— Available records —
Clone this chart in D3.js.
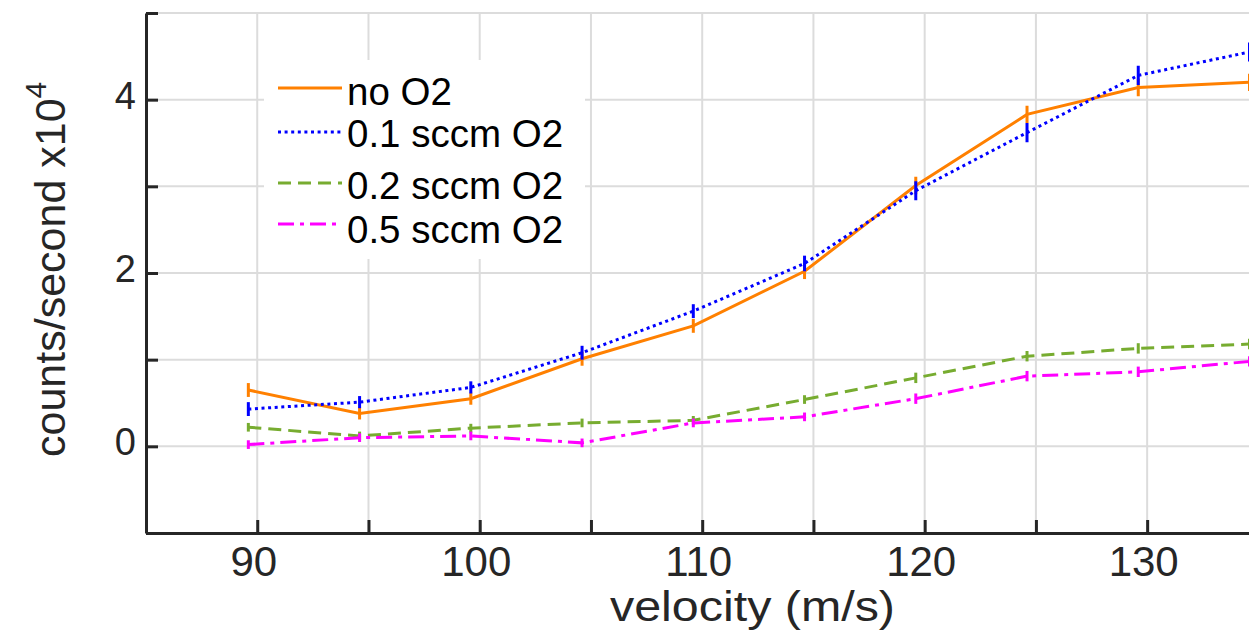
<!doctype html>
<html lang="en">
  <head>
    <meta charset="UTF-8" />
    <title>counts vs velocity</title>
    <script src="https://cdn.jsdelivr.net/npm/d3@7"></script>
    <style>
      body { margin: 0; background: #fff; }
      svg { display: block; font-family: "Liberation Sans", Arial, Helvetica, sans-serif; }
    </style>
  </head>
  <body>
    <div id="graph-wrapper"></div>
    <script>
      // values (counts/second in units of 1e4)
      const velocity = [89.6, 94.6, 99.6, 104.6, 109.6, 114.6, 119.6, 124.6, 129.6, 134.6];
      const noO2   = [0.65, 0.38, 0.55, 1.01, 1.39, 2.02, 3.01, 3.83, 4.14, 4.20];
      const sccm01 = [0.43, 0.51, 0.68, 1.08, 1.56, 2.11, 2.95, 3.62, 4.28, 4.55];
      const sccm02 = [0.22, 0.12, 0.21, 0.27, 0.30, 0.54, 0.79, 1.04, 1.13, 1.18];
      const sccm05 = [0.02, 0.10, 0.12, 0.04, 0.27, 0.34, 0.55, 0.81, 0.86, 0.98];
      const errNoO2   = [0.08, 0.07, 0.07, 0.08, 0.08, 0.09, 0.10, 0.10, 0.10, 0.10];
      const err01     = [0.08, 0.07, 0.07, 0.08, 0.08, 0.09, 0.11, 0.11, 0.11, 0.11];
      const err02     = [0.05, 0.05, 0.05, 0.05, 0.05, 0.05, 0.06, 0.06, 0.06, 0.06];
      const err05     = [0.05, 0.05, 0.05, 0.05, 0.05, 0.05, 0.06, 0.06, 0.06, 0.06];
      const seriesNames = ["no O2", "0.1 sccm O2", "0.2 sccm O2", "0.5 sccm O2"];
      const seriesValues = [noO2, sccm01, sccm02, sccm05];
      const seriesErrors = [errNoO2, err01, err02, err05];
      const xTicks = [90, 95, 100, 105, 110, 115, 120, 125, 130, 135];
      const yTicks = [-1, 0, 1, 2, 3, 4, 5];

      const colors = ["#ff8000", "#0000ff", "#77ac30", "#ff00ff"];
      const dashes = [null, "3,3.6", "13,7", "16,6,4,6"];

      const width = 1249;
      const height = 639;
      const marginLeft = 146, plotRight = 1258.4, marginTop = 13, plotBottom = 533;
      const axisColor = "#262626";

      const x = d3.scaleLinear().domain([85, 135]).range([marginLeft, plotRight]);
      const y = d3.scaleLinear().domain([-1, 5]).range([plotBottom, marginTop]);

      const svg = d3.select("#graph-wrapper").append("svg")
        .attr("width", width)
        .attr("height", height);

      // grid
      const grid = svg.append("g").attr("stroke", "#dcdcdc").attr("stroke-width", 2);
      grid.selectAll(".gx").data(xTicks).enter().append("line")
        .attr("x1", d => x(d)).attr("x2", d => x(d))
        .attr("y1", marginTop).attr("y2", plotBottom);
      grid.selectAll(".gy").data(yTicks).enter().append("line")
        .attr("x1", marginLeft).attr("x2", plotRight)
        .attr("y1", d => y(d)).attr("y2", d => y(d));

      svg.append("clipPath").attr("id", "plot-clip")
        .append("rect").attr("x", marginLeft).attr("y", marginTop - 4)
        .attr("width", plotRight - marginLeft + 4).attr("height", plotBottom - marginTop + 4);

      const plot = svg.append("g").attr("clip-path", "url(#plot-clip)");
      const line = d3.line().x((d, i) => x(velocity[i])).y(d => y(d));

      seriesValues.forEach((vals, s) => {
        const g = plot.append("g");
        g.append("path")
          .attr("d", line(vals))
          .attr("fill", "none")
          .attr("stroke", colors[s])
          .attr("stroke-width", 3)
          .attr("stroke-dasharray", dashes[s]);
        // error bars
        g.selectAll("line").data(vals).enter().append("line")
          .attr("x1", (d, i) => x(velocity[i]))
          .attr("x2", (d, i) => x(velocity[i]))
          .attr("y1", (d, i) => y(d - seriesErrors[s][i]))
          .attr("y2", (d, i) => y(d + seriesErrors[s][i]))
          .attr("stroke", colors[s])
          .attr("stroke-width", 3);
      });

      // axes
      const xAxis = d3.axisBottom(x)
        .tickValues(xTicks)
        .tickSizeInner(-13).tickSizeOuter(0).tickPadding(13)
        .tickFormat(d => d % 10 === 0 ? d : "");
      const yAxis = d3.axisLeft(y)
        .tickValues(yTicks)
        .tickSizeInner(-12).tickSizeOuter(0).tickPadding(10)
        .tickFormat(d => d % 2 === 0 && d >= 0 ? d : "");

      const gx = svg.append("g").attr("transform", `translate(0,${plotBottom})`).call(xAxis);
      const gy = svg.append("g").attr("transform", `translate(${marginLeft},0)`).call(yAxis);
      [gx, gy].forEach(g => {
        g.select(".domain").attr("stroke", axisColor).attr("stroke-width", 3);
        g.selectAll(".tick line").attr("stroke", axisColor).attr("stroke-width", 3);
        g.selectAll("text").attr("fill", axisColor).attr("font-family", "Liberation Sans, Arial, sans-serif");
      });
      gx.selectAll("text").attr("font-size", 42).attr("dx", -4);
      gy.selectAll("text").attr("font-size", 38).attr("dy", "0.22em");

      // axis labels
      svg.append("text")
        .text("velocity (m/s)")
        .attr("x", 610).attr("y", 621)
        .attr("font-size", 42)
        .attr("textLength", 285)
        .attr("lengthAdjust", "spacingAndGlyphs")
        .attr("fill", axisColor);

      const ylab = svg.append("text")
        .attr("transform", "translate(65,457) rotate(-90)")
        .attr("font-size", 43)
        .attr("fill", axisColor);
      ylab.append("tspan").text("counts/second x10");
      ylab.append("tspan").text("4").attr("font-size", 30).attr("dy", -19);

      // legend
      const legend = svg.append("g").attr("id", "legend");
      legend.append("rect")
        .attr("x", 264).attr("y", 60)
        .attr("width", 321).attr("height", 199)
        .attr("fill", "white");
      const rowY = [88, 132, 183, 224];
      const textY = [105, 147, 199, 243];
      seriesNames.forEach((name, s) => {
        legend.append("line")
          .attr("x1", 278).attr("x2", 342)
          .attr("y1", rowY[s]).attr("y2", rowY[s])
          .attr("stroke", colors[s])
          .attr("stroke-width", 3)
          .attr("stroke-dasharray", dashes[s]);
        legend.append("text")
          .text(name)
          .attr("x", 347).attr("y", textY[s])
          .attr("font-size", 38.5)
          .attr("fill", "black");
      });
    </script>
  </body>
</html>
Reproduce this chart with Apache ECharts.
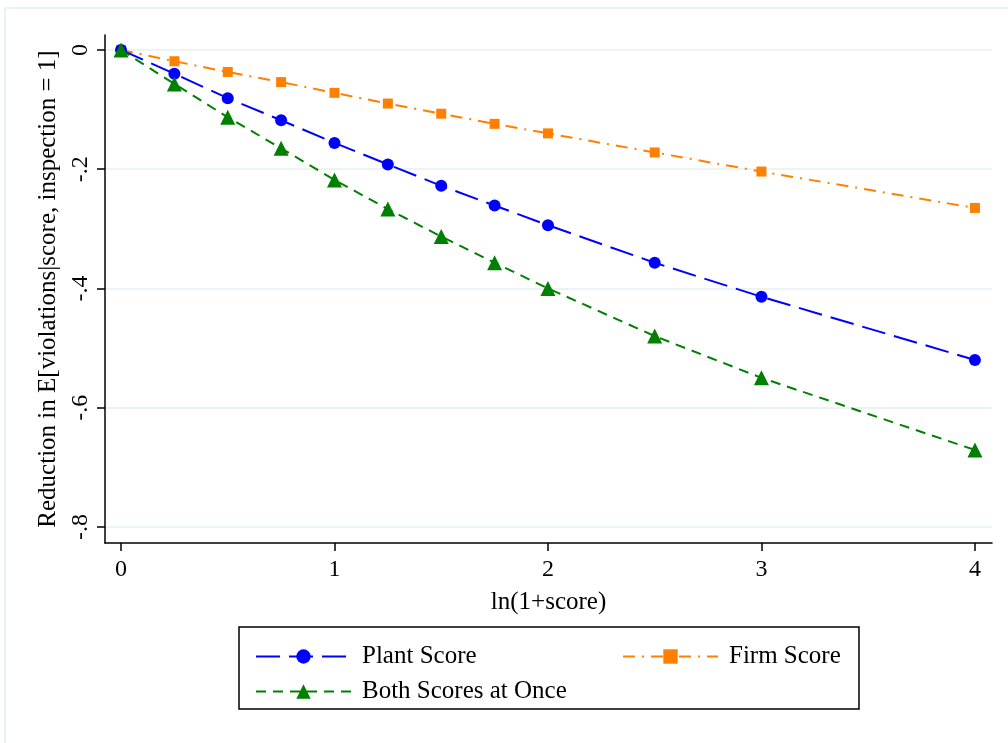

— Given problem —
Your task is to list each line of the records with the word "chart".

— Answer to this problem —
Clone this chart in D3.js.
Reproduce this chart with Apache ECharts.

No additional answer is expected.